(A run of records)
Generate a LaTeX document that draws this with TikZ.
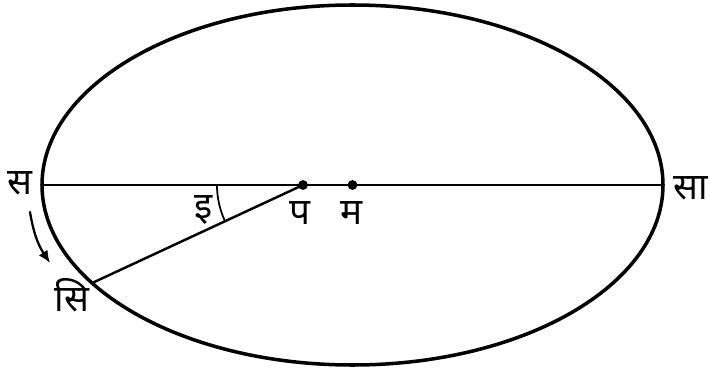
\documentclass[tikz,border=0pt]{standalone}
\usepackage{fontspec}
\usetikzlibrary{calc,arrows.meta}
\newfontfamily\devfont[Script=Devanagari]{Noto Sans}
\tikzset{
  lbl/.style={font=\devfont\fontsize{21}{24}\selectfont, inner sep=0pt},
  orbit/.style={line width=2pt},
}
\begin{document}
\begin{tikzpicture}[cap=round, >=latex]
\useasboundingbox (0,0) rectangle (14.2,7.5);
% Kendra va nabhi
\coordinate (M) at (7.05,3.8);
\coordinate (P) at (6.06,3.8);
% Dirgh vritt
\draw[orbit] (M) ellipse (6.21cm and 3.6cm);
\coordinate (S) at ($(M)+(-6.21,0)$);
\coordinate (Sa) at ($(M)+(6.21,0)$);
\coordinate (Si) at ($(M)+(213:6.21cm and 3.6cm)$);
% Aksh rekha
\draw[line width=1.4pt] (S) -- (Sa);
\draw[line width=1.4pt] (P) -- (Si);
\fill (P) circle (2.8pt);
\fill (M) circle (2.8pt);
% Kon
\draw[line width=1pt] ($(P)+(180:1.72)$) arc (180:204:1.72);
% Naam
\node[lbl] (lS) at (0.4,3.84) {स};
\node[lbl] (lSa) at (13.82,3.74) {सा};
\node[lbl] (lI) at (4.08,3.3) {इ};
\node[lbl] (lP) at (6.0,3.24) {प};
\node[lbl] (lM) at (7.04,3.24) {म};
\node[lbl] (lSi) at (1.44,1.6) {सि};
% Gati ki disha
\coordinate (a1) at (0.6,3.26);
\coordinate (a2) at (1.0,2.24);
\draw[-{Latex[length=7pt,width=6pt]}, line width=1.3pt] (a1) to[bend right=12] (a2);
\end{tikzpicture}
\end{document}
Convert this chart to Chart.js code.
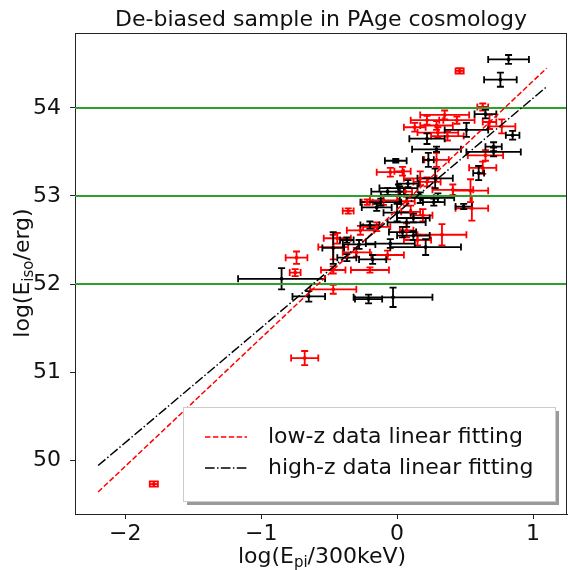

(DESCRIPTION OF THE TASK) Return to the listing above and set it down exactly, leaving out its pictures.

(FINISHED EXERCISE)
Generate a LaTeX document that draws this with TikZ.
\documentclass[tikz,border=0pt]{standalone}
\usepackage{fontspec}
\usetikzlibrary{calc,arrows.meta}
\newfontfamily\devfont[Script=Devanagari]{Noto Sans}
\tikzset{
  lbl/.style={font=\devfont\fontsize{21}{24}\selectfont, inner sep=0pt},
  orbit/.style={line width=2pt},
}
\begin{document}
\begin{tikzpicture}[cap=round, >=latex]
\useasboundingbox (0,0) rectangle (14.2,7.5);
% Kendra va nabhi
\coordinate (M) at (7.05,3.8);
\coordinate (P) at (6.06,3.8);
% Dirgh vritt
\draw[orbit] (M) ellipse (6.21cm and 3.6cm);
\coordinate (S) at ($(M)+(-6.21,0)$);
\coordinate (Sa) at ($(M)+(6.21,0)$);
\coordinate (Si) at ($(M)+(213:6.21cm and 3.6cm)$);
% Aksh rekha
\draw[line width=1.4pt] (S) -- (Sa);
\draw[line width=1.4pt] (P) -- (Si);
\fill (P) circle (2.8pt);
\fill (M) circle (2.8pt);
% Kon
\draw[line width=1pt] ($(P)+(180:1.72)$) arc (180:204:1.72);
% Naam
\node[lbl] (lS) at (0.4,3.84) {स};
\node[lbl] (lSa) at (13.82,3.74) {सा};
\node[lbl] (lI) at (4.08,3.3) {इ};
\node[lbl] (lP) at (6.0,3.24) {प};
\node[lbl] (lM) at (7.04,3.24) {म};
\node[lbl] (lSi) at (1.44,1.6) {सि};
% Gati ki disha
\coordinate (a1) at (0.6,3.26);
\coordinate (a2) at (1.0,2.24);
\draw[-{Latex[length=7pt,width=6pt]}, line width=1.3pt] (a1) to[bend right=12] (a2);
\end{tikzpicture}
\end{document}
Convert this chart to Chart.js code.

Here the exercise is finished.